When you retire, you begin seeing a monthly deposit from the Social Security Administration. The amount of these benefits is determined based on your age at retirement, your income, and your work history. But, after retirement, questions that commonly pop up include: Do I still have to pay taxes, and do I have to pay taxes on my Social Security benefits? The simple answer to these questions is yes. Retirement benefits are technically still taxable income; however, the amount of taxes owed depends on your benefit amount and your additional income sources.
Now, it may seem odd that you might have to pay taxes on benefit income that you are finally receiving after paying Social Security taxes for years or even decades prior to retirement. Surprising or not, you may be forced to pay taxes on your benefits, especially if you continue to work.
Determining if your Retirement Benefits are Taxable
If Social Security benefits serve as your primary or only source of income, it is likely that you will have no tax requirements. However, no matter your income streams, you can run a quick test to determine if you will be liable for tax payments on your benefits come April.
First, you will determine your combined income. This is calculated by adding your adjusted gross income, nontaxable interest, and half of your social security benefits. Then, once you have your combined income, you will need to compare the amount to the IRS rules.
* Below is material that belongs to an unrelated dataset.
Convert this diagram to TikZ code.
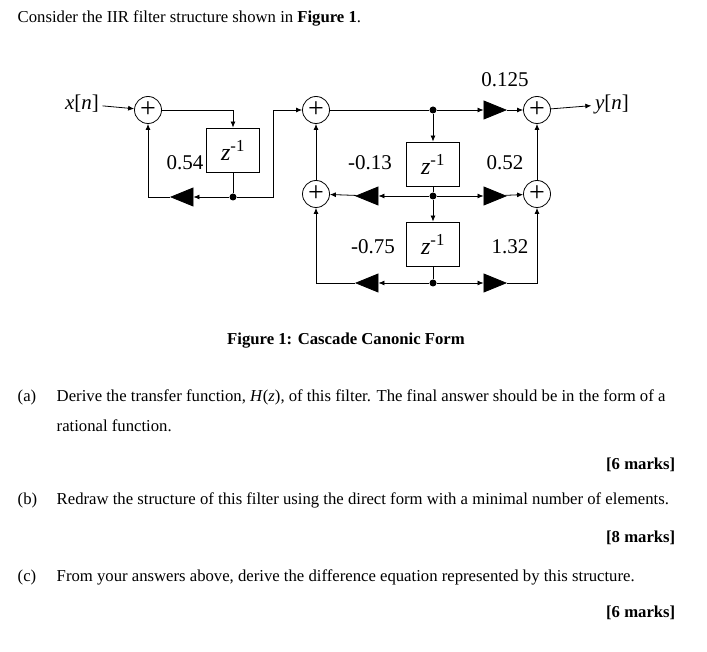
\documentclass[tikz,border=0pt]{standalone}
\usepackage{fontspec}
\setmainfont{Liberation Serif}
\usetikzlibrary{shapes.geometric,arrows.meta}
\tikzset{
  add/.style={circle, draw, minimum size=27pt, inner sep=0pt, font=\fontsize{28}{28}\selectfont},
  delay/.style={rectangle, draw, minimum width=53pt, minimum height=44pt, font=\fontsize{24}{24}\selectfont},
  gainr/.style={isosceles triangle, fill, draw, inner sep=0pt, minimum height=22pt, minimum width=18pt, isosceles triangle stretches},
  gainl/.style={gainr, shape border rotate=180},
  dot/.style={circle, fill, inner sep=0pt, minimum size=7pt},
  lab/.style={font=\fontsize{21}{21}\selectfont},
  txt/.style={anchor=west, font=\fontsize{16.7}{16.7}\selectfont},
  >={Latex[length=6pt,width=5pt]}
}
\newcommand{\zinv}{\textit{z}\textsuperscript{-1}}
\begin{document}
\begin{tikzpicture}[x=1pt, y=-1pt, line width=0.8pt]
  \useasboundingbox (0,0) rectangle (707,652);
  % first section
  \node[lab] (x) at (82,104) {\textit{x}[\textit{n}]};
  \node[add] (a1) at (148,110) {+};
  \node[delay] (d1) at (233,150) {\zinv};
  \node[lab] at (185,163) {0.54};
  \node[dot] (p1) at (233,197) {};
  \node[gainl] (g1) at (187,197) {};
  \coordinate (c1) at (148,197);
  \coordinate (c2) at (233,110);
  \coordinate (c3) at (273,197);
  \coordinate (c4) at (273,110);
  \draw[->] (x) -- (a1);
  \draw[->] (a1) -- (c2) -- (d1);
  \draw (d1) -- (p1);
  \draw[->] (p1) -- (g1);
  \draw[->] (g1) -- (c1) -- (a1);
  % second section
  \node[add] (a2) at (316,110) {+};
  \node[add] (a3) at (316,194) {+};
  \node[add] (a4) at (537,110) {+};
  \node[add] (a5) at (537,194) {+};
  \node[dot] (p2) at (433,110) {};
  \node[dot] (p3) at (433,196) {};
  \node[dot] (p4) at (433,283) {};
  \node[delay] (d2) at (433,164) {\zinv};
  \node[delay] (d3) at (433,244) {\zinv};
  \node[gainr] (b0) at (490,110) {};
  \node[gainr] (b1) at (490,196) {};
  \node[gainr] (b2) at (490,283) {};
  \node[gainl] (k1) at (372,196) {};
  \node[gainl] (k2) at (372,283) {};
  \coordinate (c5) at (316,283);
  \coordinate (c6) at (537,283);
  \node[lab] at (505,80) {0.125};
  \node[lab] at (370,163) {-0.13};
  \node[lab] at (505,163) {0.52};
  \node[lab] at (373,247) {-0.75};
  \node[lab] at (510,247) {1.32};
  \node[lab] (y) at (612,104) {\textit{y}[\textit{n}]};
  \draw[->] (p1) -- (c3) -- (c4) -- (a2);
  \draw (a2) -- (p2);
  \draw[->] (p2) -- (b0);
  \draw[->] (b0) -- (a4);
  \draw[->] (a4) -- (y);
  \draw[->] (p2) -- (d2);
  \draw (d2) -- (p3);
  \draw[->] (p3) -- (d3);
  \draw (d3) -- (p4);
  \draw[->] (p3) -- (k1);
  \draw[->] (k1) -- (a3);
  \draw[->] (p3) -- (b1);
  \draw[->] (b1) -- (a5);
  \draw[->] (p4) -- (k2);
  \draw[->] (k2) -- (c5) -- (a3);
  \draw[->] (p4) -- (b2);
  \draw[->] (b2) -- (c6) -- (a5);
  \draw[->] (a3) -- (a2);
  \draw[->] (a5) -- (a4);
  % text
  \node[txt] at (14,18) {Consider the IIR filter structure shown in \textbf{Figure 1}.};
  \node[font=\fontsize{16.7}{16.7}\selectfont\bfseries] at (346,341) {Figure 1: Cascade Canonic Form};
  \node[txt] at (14,397) {(a)};
  \node[txt] at (53,397) {Derive the transfer function, \textit{H}(\textit{z}), of this filter. The final answer should be in the form of a};
  \node[txt] at (53,426) {rational function.};
  \node[txt, anchor=east, font=\fontsize{16.7}{16.7}\selectfont\bfseries] at (679,465) {[6 marks]};
  \node[txt] at (14,500) {(b)};
  \node[txt] at (53,500) {Redraw the structure of this filter using the direct form with a minimal number of elements.};
  \node[txt, anchor=east, font=\fontsize{16.7}{16.7}\selectfont\bfseries] at (679,538) {[8 marks]};
  \node[txt] at (14,577) {(c)};
  \node[txt] at (53,577) {From your answers above, derive the difference equation represented by this structure.};
  \node[txt, anchor=east, font=\fontsize{16.7}{16.7}\selectfont\bfseries] at (679,613) {[6 marks]};
\end{tikzpicture}
\end{document}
You should begin by comparing your income level to the base amounts provided by the IRS. For individuals, heads of household, and qualifying widows or widowers with a dependent child, this amount is $25,000. For married individuals filing jointly, the base amount is increased to $32,000. If the combined income you calculated is lower than this amount, it is likely that you will not be responsible for paying any taxes on your benefit amount.
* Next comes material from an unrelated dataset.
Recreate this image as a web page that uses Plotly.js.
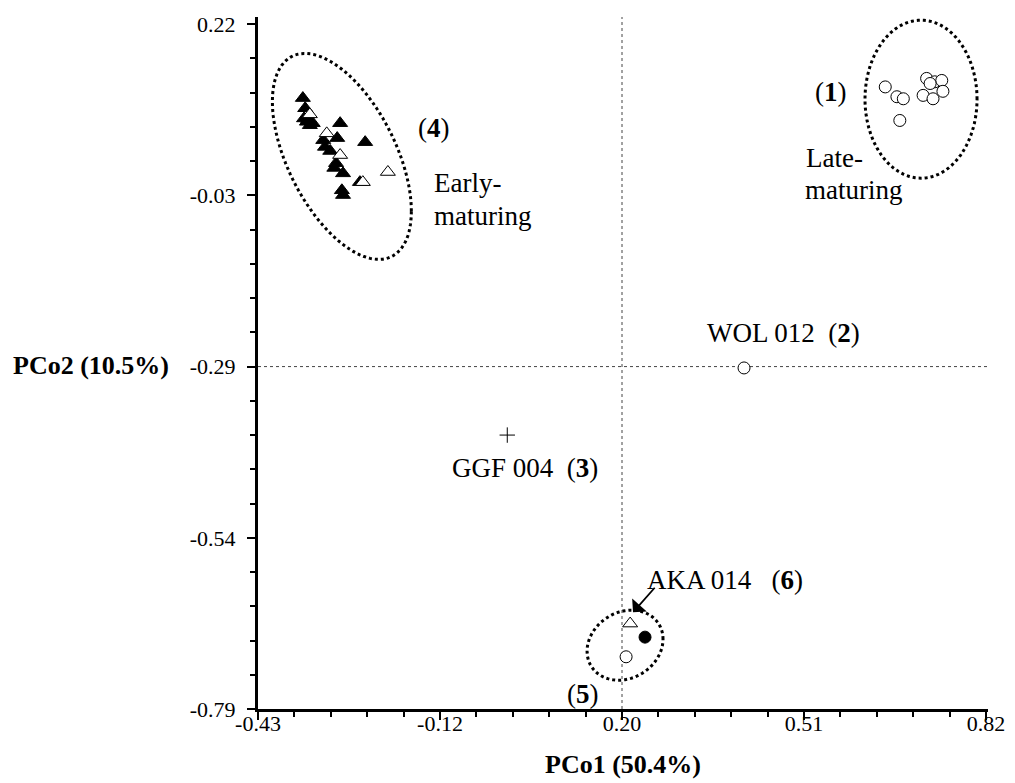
<!DOCTYPE html>
<html>
<head>
<meta charset="utf-8">
<script src="https://cdn.plot.ly/plotly-3.0.1.min.js"></script>
<style>html,body{margin:0;padding:0;background:#fff;}</style>
</head>
<body>
<div id="chart" style="width:1015px;height:783px;"></div>
<script>
// ---- Data ----
// Group 4: early-maturing (filled triangles)
const earlyFilledX = [-0.353, -0.349, -0.351, -0.346, -0.336, -0.341, -0.344, -0.289, -0.246, -0.294, -0.318, -0.315, -0.306, -0.296, -0.299, -0.284, -0.286, -0.284, -0.255];
const earlyFilledY = [0.111, 0.096, 0.081, 0.076, 0.074, 0.071, 0.079, 0.074, 0.046, 0.052, 0.049, 0.039, 0.033, 0.015, 0.008, 0.000, -0.025, -0.032, -0.013];
// Group 4: early-maturing (open triangles)
const earlyOpenX = [-0.341, -0.312, -0.289, -0.250, -0.207];
const earlyOpenY = [0.087, 0.059, 0.027, -0.013, 0.002];
// Group 1: late-maturing (open circles)
const lateX = [0.647, 0.667, 0.678, 0.672, 0.718, 0.732, 0.744, 0.724, 0.712, 0.729, 0.746];
const lateY = [0.1275, 0.113, 0.110, 0.078, 0.140, 0.135, 0.137, 0.1325, 0.115, 0.110, 0.121];
// Group 2: WOL 012
const wolX = [0.4045];
const wolY = [-0.287];
// Group 3: GGF 004
const ggfX = [-0.002];
const ggfY = [-0.386];
// Group 5 / 6
const g5OpenTriX = [0.209];
const g5OpenTriY = [-0.664];
const g5FilledCircX = [0.2345];
const g5FilledCircY = [-0.684];
const g5OpenCircX = [0.202];
const g5OpenCircY = [-0.713];

// Tick labels
const xTickVals = [-0.43, -0.1175, 0.195, 0.5075, 0.82];
const xTickText = ['-0.43', '-0.12', '0.20', '0.51', '0.82'];
const yTickVals = [0.22, -0.0325, -0.285, -0.5375, -0.79];
const yTickText = ['0.22', '-0.03', '-0.29', '-0.54', '-0.79'];

const FONT = 'Liberation Serif, Times New Roman, serif';

function ellipsePath(cx, cy, A, B, C) {
  let d = '';
  const n = 120;
  for (let i = 0; i <= n; i++) {
    const t = 2 * Math.PI * i / n;
    const x = cx + A * Math.cos(t);
    const y = cy + B * Math.cos(t) + C * Math.sin(t);
    d += (i === 0 ? 'M' : 'L') + x.toFixed(5) + ',' + y.toFixed(5);
  }
  return d + 'Z';
}

const openTri = {symbol: 'triangle-up', size: 13, color: '#fff', line: {color: '#000', width: 1}};
const fillTri = {symbol: 'triangle-up', size: 13, color: '#000', line: {color: '#000', width: 1}};
const openCirc = {symbol: 'circle', size: 12, color: '#fff', line: {color: '#000', width: 1}};

const traces = [
  {x: earlyFilledX, y: earlyFilledY, type: 'scatter', mode: 'markers', marker: fillTri, name: 'Early (filled)'},
  {x: earlyOpenX, y: earlyOpenY, type: 'scatter', mode: 'markers', marker: openTri, name: 'Early (open)'},
  {x: lateX, y: lateY, type: 'scatter', mode: 'markers', marker: openCirc, name: 'Late'},
  {x: wolX, y: wolY, type: 'scatter', mode: 'markers', marker: openCirc, name: 'WOL 012'},
  {x: ggfX, y: ggfY, type: 'scatter', mode: 'markers', marker: {symbol: 'cross-thin', size: 11, color: '#000', line: {color: '#000', width: 1}}, name: 'GGF 004'},
  {x: g5OpenTriX, y: g5OpenTriY, type: 'scatter', mode: 'markers', marker: openTri, name: 'AKA 014'},
  {x: g5FilledCircX, y: g5FilledCircY, type: 'scatter', mode: 'markers', marker: {symbol: 'circle', size: 12, color: '#000', line: {color: '#000', width: 1}}, name: 'G5 filled'},
  {x: g5OpenCircX, y: g5OpenCircY, type: 'scatter', mode: 'markers', marker: openCirc, name: 'G5 open'}
];

const dotted = {color: '#000', width: 3, dash: 'dot'};
const shapes = [
  {type: 'line', xref: 'x', yref: 'paper', x0: 0.195, x1: 0.195, y0: 0, y1: 1, line: {color: '#444', width: 1, dash: 'dot'}, layer: 'below'},
  {type: 'line', xref: 'paper', yref: 'y', x0: 0, x1: 1, y0: -0.285, y1: -0.285, line: {color: '#444', width: 1, dash: 'dot'}, layer: 'below'},
  {type: 'path', xref: 'x', yref: 'y', path: ellipsePath(-0.286, 0.025, 0.1193, -0.0808, 0.1286), line: dotted},
  {type: 'path', xref: 'x', yref: 'y', path: ellipsePath(0.7084, 0.1094, 0.0962, 0.0, 0.1165), line: dotted},
  {type: 'path', xref: 'x', yref: 'y', path: ellipsePath(0.2002, -0.6959, 0.0652, 0.00885, 0.0509), line: dotted}
];

const tf = {family: FONT, size: 27, color: '#000'};
function lab(text, x, y, extra) {
  return Object.assign({text: text, x: x, y: y, xref: 'x', yref: 'y', showarrow: false, font: tf, xanchor: 'center', yanchor: 'middle'}, extra || {});
}
const L = {xanchor: 'left', align: 'left'};
const annotations = [
  lab('(<b>1</b>)', 0.554, 0.1197),
  lab('Late-', 0.508, 0.0224, L),
  lab('maturing', 0.505, -0.0248, L),
  lab('(<b>4</b>)', -0.128, 0.0666),
  lab('Early-', -0.131, -0.0145, L),
  lab('maturing', -0.131, -0.0632, L),
  lab('WOL 012  (<b>2</b>)', 0.473, -0.2358),
  lab('GGF 004  (<b>3</b>)', 0.0284, -0.435),
  lab('AKA 014   (<b>6</b>)', 0.372, -0.600),
  lab('(<b>5</b>)', 0.128, -0.768),
  {text: '', x: 0.2139, y: -0.6473, xref: 'x', yref: 'y', showarrow: true, ax: 23, ay: -26, arrowhead: 1, arrowsize: 1.8, arrowwidth: 1.8, arrowcolor: '#000'},
  {text: '<b>PCo2 (10.5%)</b>', xref: 'paper', yref: 'paper', x: -0.2288, y: 0.4957, showarrow: false, xanchor: 'center', yanchor: 'middle', font: {family: FONT, size: 26, color: '#000'}}
];

const axisCommon = {
  showgrid: false, zeroline: false, showline: true, linecolor: '#000', linewidth: 3,
  ticks: 'outside', ticklen: 8, tickwidth: 2, tickcolor: '#000',
  tickfont: {family: FONT, size: 22, color: '#000'}, tickmode: 'array'
};

const layout = {
  width: 1015, height: 783,
  margin: {l: 258, r: 27, t: 17, b: 74},
  paper_bgcolor: '#fff', plot_bgcolor: '#fff',
  showlegend: false,
  font: {family: FONT, color: '#000'},
  xaxis: Object.assign({}, axisCommon, {
    range: [-0.43, 0.8234], tickvals: xTickVals, ticktext: xTickText,
    ticklabelstandoff: -15,
    minor: {tick0: -0.43, dtick: 0.0625, ticks: 'outside', ticklen: 5, tickwidth: 2, tickcolor: '#000'},
    title: {text: '<b>PCo1 (50.4%)</b>', font: {family: FONT, size: 26, color: '#000'}, standoff: 20}
  }),
  yaxis: Object.assign({}, axisCommon, {
    range: [-0.79, 0.2306], tickvals: yTickVals, ticktext: yTickText,
    ticklabelstandoff: 7,
    minor: {tick0: 0.22, dtick: 0.0505, ticks: 'outside', ticklen: 5, tickwidth: 2, tickcolor: '#000'}
  }),
  shapes: shapes,
  annotations: annotations
};

Plotly.newPlot('chart', traces, layout, {displayModeBar: false, staticPlot: true});
</script>
</body>
</html>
If you are filing as an individual and your combined income falls between $25,000 and $34,000, you will be forced to pay taxes on up to 50 percent of your Social Security benefits. For those with an annual combined income exceeding $34,000, up to 85 percent of your retirement benefits are susceptible to taxation.
This process works similarly for those who are married and filing a joint return. For these amounts, you will need to combine the amounts of you and your spouse. If your income is between $32,000 and $44,000, up to 50 percent of benefits are taxable, and for combined incomes over $44,000, up to 85 percent of your benefits may be taxed. For those who are married and filing separate tax returns, it is likely that you will be forced to pay taxes on your benefits.
Calculating your Taxes
If you fall into one of the above categories where up to 50 percent of your benefits are taxable, you will need to determine the amount of half of your Social Security benefits and half of the difference between your combined income and the base amount set by the IRS. You will be taxed on the lower of these two amounts.
For example, let’s say you are filing as an individual with an adjusted gross income of $21,000 and benefits of $1,500 per month. This would give you total annual benefits of $18,000, half of which would be $9,000. Your combined income would be $30,000. This number falls between the $25,000 and $34,000 range, meaning you are susceptible to tax payment on up to 50 percent of your benefits.
To calculate the taxable amount, you will first take your annual benefits and divide them by two. Dividing $18,000 by two gives you $9,000. Then, you would determine half the difference between your income, $30,000, and the base amount, $25,000. Half of this $5,000 difference is $2,500. Since $2,500 is less than $9,000, this would be your taxable amount. For those making more than the upper range, the formula is slightly more complex, but follows a similar concept.